Kommentatoren sehen unklare Lage
Wie unklar die Lage ist, wird auch in ersten Analysen deutscher Medien deutlich. „Spiegel“-Chefredakteur Steffen Klusmann sieht den Vorteil von „Jamaika“ etwa darin, dass einander Laschet und Lindner bereits aus einer Koalition in NRW kennen und schätzen. Nur für die Grünen gebe es seiner Ansicht nach in der Variante wenig zu gewinnen. Für die Grünen wäre die „Ampel“ die „erfolgversprechendere Alternative“ – für die FDP sieht er bei jenem Bündnis die „Chance zur Profilierung: als die Stimme der Vernunft“. Wesentlich sei für Grüne und FDP nun, dass sie „fünf Projekte definieren, die sie in einem Koalitionsvertrag festhalten wollen“.

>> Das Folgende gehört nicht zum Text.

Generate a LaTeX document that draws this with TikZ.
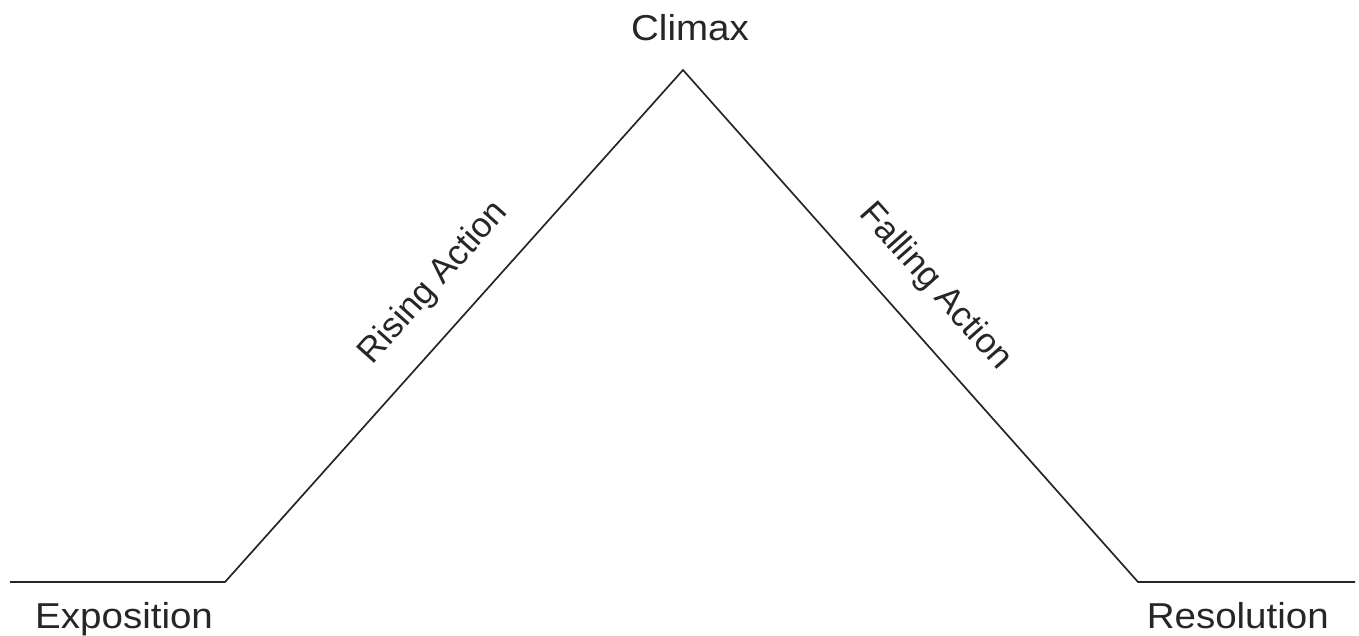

„Verhandlungsgeschick muss vor allem Christian Lindner zeigen“, schreibt der „FAZ“-Journalist Jasper von Altenbockum. „Die Gefahr für die FDP, Wähler zu verprellen, die Lindner mit einer klaren Jamaika-Vision angelockt hat, ist groß“, schreibt er über eine mögliche „Ampelkoalition“. Aber: „Die Grünen werden der FDP trotzdem nicht den Gefallen tun, ohne Vermögensteuer, Mindestlohn und Klima-Hammer auf Scholz oder Laschet zu warten. Lindner wird also großes Geschick zeigen müssen, vielleicht sogar unter Hintanstellung eigener politischer Ambitionen.“
ARD-Journalistin Wenke Börnsen verweist in einem Kommentar auch darauf, dass Lindner gerade ob seiner größeren Nähe zur Union bei Gesprächen mit der SPD mehr für die Partei herausholen könnte als etwa mit der CDU/CSU. So oder so ist jetzt schon klar, sowohl Grüne als auch FDP werden ihren Preis für eine künftige Dreierkoalition in die Höhe treiben.